Another key component of Rubio’s plan would be to lift the nation’s ban on crude oil exports, which has been in place for four decades. Rubio said lifting the ban would both boost job creation and bolster national security interests by “reducing the leverage of oil-rich anti-American governments”.

“This ban is a perfect example of just how outdated Washington has become,” Rubio said. “Lifting the crude-oil export ban will be an immediate boon to our economy.”

As domestic oil production has dramatically risen in the United States, the oil industry has been urging the White House to reverse the ban on crude oil exports.

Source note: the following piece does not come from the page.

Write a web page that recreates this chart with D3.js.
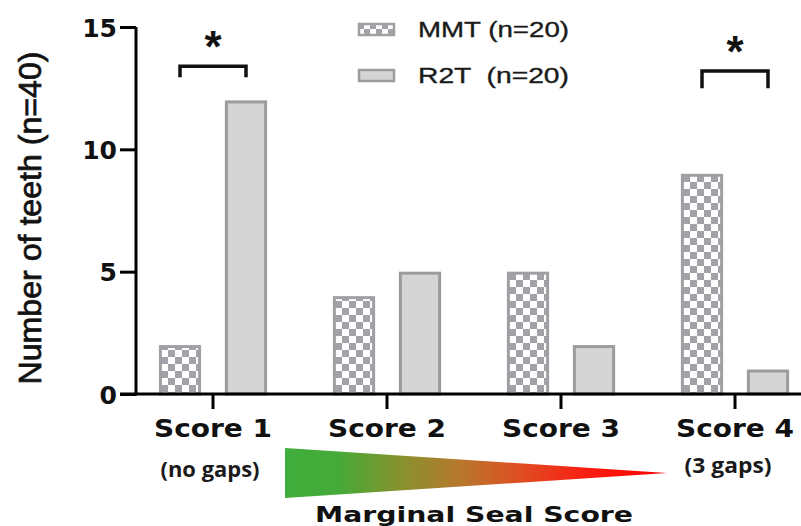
<!DOCTYPE html>
<html>
<head>
<meta charset="utf-8">
<script src="https://cdn.jsdelivr.net/npm/d3@7"></script>
<style>
  html, body { margin: 0; padding: 0; background: #ffffff; }
  svg { display: block; }
  text { white-space: pre; }
</style>
</head>
<body>
<svg id="chart" width="801" height="526"></svg>
<script>
// ---------- data ----------
const categories = ["Score 1", "Score 2", "Score 3", "Score 4"];
const subLabels = ["(no gaps)", "", "", "(3 gaps)"];
const seriesKeys = ["MMT", "R2T"];
const seriesLabels = ["MMT (n=20)", "R2T  (n=20)"];
const mmtValues = [2, 4, 5, 9];
const r2tValues = [12, 5, 2, 1];
const yTicks = [0, 5, 10, 15];
const sigCategories = ["Score 1", "Score 4"];
const sigLevels = [13.4, 13.2];      // bracket heights (data units)
const sigLegs = [0.45, 0.7];         // leg length (data units)
const sigMarks = ["*", "*"];
const axisTitleY = "Number of teeth (n=40)";
const axisTitleX = "Marginal Seal Score";

// ---------- setup ----------
const svg = d3.select("#chart");
const W = 801, H = 526;

const x0 = d3.scaleBand().domain(categories).range([126, 822]).padding(0);
const half = x0.bandwidth() / 2;
const x1 = d3.scaleBand().domain(seriesKeys)
  .range([half - 66, half + 66]).paddingInner(0.36).paddingOuter(0.18);
const y = d3.scaleLinear().domain([0, 15]).range([394, 27]);

const defs = svg.append("defs");
// checker pattern for MMT bars
const pat = defs.append("pattern").attr("id", "checker")
  .attr("patternUnits", "userSpaceOnUse").attr("width", 14).attr("height", 14);
pat.append("rect").attr("width", 14).attr("height", 14).attr("fill", "#ffffff");
pat.append("rect").attr("width", 7).attr("height", 7).attr("fill", "#a2a2a8");
pat.append("rect").attr("x", 7).attr("y", 7).attr("width", 7).attr("height", 7).attr("fill", "#a2a2a8");
// smaller checker for legend
const pat2 = defs.append("pattern").attr("id", "checkerSmall")
  .attr("patternUnits", "userSpaceOnUse").attr("width", 12).attr("height", 12)
  .attr("x", 358).attr("y", 23);
pat2.append("rect").attr("width", 12).attr("height", 12).attr("fill", "#ffffff");
pat2.append("rect").attr("width", 6).attr("height", 6).attr("fill", "#a2a2a8");
pat2.append("rect").attr("x", 6).attr("y", 6).attr("width", 6).attr("height", 6).attr("fill", "#a2a2a8");

// gradient for the wedge
const grad = defs.append("linearGradient").attr("id", "wedgeGrad")
  .attr("x1", "0%").attr("x2", "100%").attr("y1", "0%").attr("y2", "0%");
[[0, "#3fae3c"], [0.14, "#45aa38"], [0.3, "#86922e"], [0.46, "#b8782c"],
 [0.62, "#e04c22"], [0.8, "#fb1a10"], [1, "#ff0000"]].forEach(([o, c]) =>
  grad.append("stop").attr("offset", o).attr("stop-color", c));

const fills = { MMT: "url(#checker)", R2T: "#d5d5d5" };
const strokes = { MMT: "#a0a0a4", R2T: "#9c9c9c" };

// ---------- bars ----------
const rows = categories.map((c, i) => ({ cat: c, MMT: mmtValues[i], R2T: r2tValues[i] }));
const groups = svg.append("g").selectAll("g").data(rows).join("g")
  .attr("transform", d => `translate(${x0(d.cat)},0)`);
groups.selectAll("rect").data(d => seriesKeys.map(k => ({ key: k, value: d[k] })))
  .join("rect")
  .attr("x", d => x1(d.key) + 1.5)
  .attr("width", x1.bandwidth() - 3)
  .attr("y", d => y(d.value) + 1.5)
  .attr("height", d => y(0) - y(d.value) - 1.5)
  .attr("fill", d => fills[d.key])
  .attr("stroke", d => strokes[d.key])
  .attr("stroke-width", 3);

// ---------- axes ----------
const yAxis = d3.axisLeft(y).tickValues(yTicks).tickSize(16).tickPadding(3).tickSizeOuter(0);
const gy = svg.append("g").attr("transform", "translate(136,0)").call(yAxis);
gy.select(".domain").attr("stroke", "#000").attr("stroke-width", 3)
  .attr("d", `M0,${y(15)}V${y(0) + 1.5}`);
gy.selectAll(".tick line").attr("stroke", "#000").attr("stroke-width", 3);
gy.selectAll(".tick text")
  .attr("fill", "#111").attr("font-family", "DejaVu Sans").attr("font-weight", "bold")
  .attr("font-size", 25).attr("dy", "0.36em");

const xAxis = d3.axisBottom(x0).tickSize(15).tickPadding(10).tickSizeOuter(0);
const gx = svg.append("g").attr("transform", `translate(0,${y(0)})`).call(xAxis);
gx.select(".domain").attr("stroke", "#000").attr("stroke-width", 3)
  .attr("d", `M120,0H${W}`);
gx.selectAll(".tick line").attr("stroke", "#000").attr("stroke-width", 3);
gx.selectAll(".tick text")
  .attr("fill", "#111").attr("font-family", "DejaVu Sans").attr("font-weight", "bold")
  .attr("font-size", 25).attr("dy", "0.72em")
  .attr("textLength", 118).attr("lengthAdjust", "spacingAndGlyphs");

// sub labels
const subPos = [{ dx: -3, y: 477 }, null, null, { dx: -7, y: 473 }];
svg.append("g").selectAll("text")
  .data(categories.map((c, i) => ({ c, t: subLabels[i], p: subPos[i] })).filter(d => d.t))
  .join("text")
  .attr("x", d => x0(d.c) + half + d.p.dx)
  .attr("y", d => d.p.y)
  .attr("text-anchor", "middle")
  .attr("font-family", "Open Sans").attr("font-weight", 700).attr("font-size", 22)
  .attr("fill", "#1a1a1a")
  .attr("textLength", d => d.t === "(no gaps)" ? 99 : 87)
  .attr("lengthAdjust", "spacingAndGlyphs")
  .text(d => d.t);

// wedge
svg.append("path")
  .attr("d", `M285,448L667,473L285,498Z`)
  .attr("fill", "url(#wedgeGrad)");

// x title
svg.append("text")
  .attr("x", 474).attr("y", 522).attr("text-anchor", "middle")
  .attr("font-family", "DejaVu Sans").attr("font-weight", "bold").attr("font-size", 21)
  .attr("fill", "#111")
  .attr("textLength", 318).attr("lengthAdjust", "spacingAndGlyphs")
  .text(axisTitleX);

// y title
svg.append("text")
  .attr("transform", "translate(41,218) rotate(-90)")
  .attr("text-anchor", "middle")
  .attr("font-family", "Liberation Sans").attr("font-size", 31.5)
  .attr("fill", "#111").attr("stroke", "#111").attr("stroke-width", 0.7)
  .attr("textLength", 333).attr("lengthAdjust", "spacingAndGlyphs")
  .text(axisTitleY);

// ---------- significance ----------
sigCategories.forEach((c, i) => {
  const xa = x0(c) + x1("MMT") + x1.bandwidth() / 2;
  const xb = x0(c) + x1("R2T") + x1.bandwidth() / 2;
  const yl = y(sigLevels[i]);
  const yleg = y(sigLevels[i] - sigLegs[i]);
  svg.append("path")
    .attr("d", `M${xa},${yleg}V${yl}H${xb}V${yleg}`)
    .attr("fill", "none").attr("stroke", "#111").attr("stroke-width", 3.5);
  svg.append("text")
    .attr("x", (xa + xb) / 2).attr("y", yl - 4)
    .attr("text-anchor", "middle")
    .attr("font-family", "Liberation Sans").attr("font-weight", "bold").attr("font-size", 44)
    .attr("fill", "#111")
    .text(sigMarks[i]);
});

// ---------- legend ----------
const legend = svg.append("g");
const legY = [23, 69];
seriesKeys.forEach((k, i) => {
  legend.append("rect")
    .attr("x", 359).attr("y", legY[i] + 1).attr("width", 35).attr("height", 11)
    .attr("fill", k === "MMT" ? "url(#checkerSmall)" : fills[k])
    .attr("stroke", strokes[k]).attr("stroke-width", 2.5);
  legend.append("text")
    .attr("x", 418).attr("y", legY[i] + 14)
    .attr("font-family", "Liberation Sans").attr("font-size", 22)
    .attr("fill", "#1a1a1a").attr("stroke", "#1a1a1a").attr("stroke-width", 0.35)
    .attr("textLength", 151).attr("lengthAdjust", "spacingAndGlyphs")
    .text(seriesLabels[i]);
});
</script>
</body>
</html>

A study commissioned by the Obama administration and released on Tuesday added further momentum to the industry’s cause by concluding that lifting the ban would not increase US gas prices, but may even help to lower them, putting at ease at least some of the concerns previously expressed by those who had been re luctant to support changing the current policy.

The White House has remained mum on its own thinking, as calls have steadily grown among congressional Republicans and a handful of Democrats to allow crude oil exports. In addition to Rubio, Republican presidential candidates such as Jeb Bush and Scott Walker have also backed lifting the ban.

Charles Ebinger, a senior fellow in the Energy Security and Climate Initiative at the Brookings Institution, told the Guardian that lifting the ban “makes a lot of sense”.

“I think we’re moving toward bipartisan support on crude oil exports,” Ebinger said.

He added the he was surprised Rubio did not talk much about boosting ethanol use, given Oklahoma is a fairly significant producer of ethanol and that the question of supporting it would be “a litmus test” in the early voting state of Iowa.

While Rubio did not delve into the issue on Wednesday, he noted that he would unveil a more detailed energy plan this fall. He also used the opportunity to jab his Democratic opponent Hillary Clinton.

“What we hear from Hillary Clinton are more of the same ideas from yesterday – and that’s when she speaks up on the issue at all,” Rubio said. “For the most part, she resorts to empty rhetoric that refuses to chart much of a course in either direction. This is no way to treat one of the most important issues of our time.”

Clinton has backed the proposed EPA rules on coal-fired power plants, but recently declined to take a position on the Keystone XL Pipeline – a controversial project that is opposed by environmental activists.

Ebinger said he expected the Clean Power Plan to remain a “contentious issue” throughout the presidential contest.

“You can read it as a usurpation of states’ rights,” Ebinger said. “I personally think the Clean Power Plan is going to have a lot of legal challenges to it, so I would not be personally surprised if it gets overthrown or at least drastically modified by the courts.”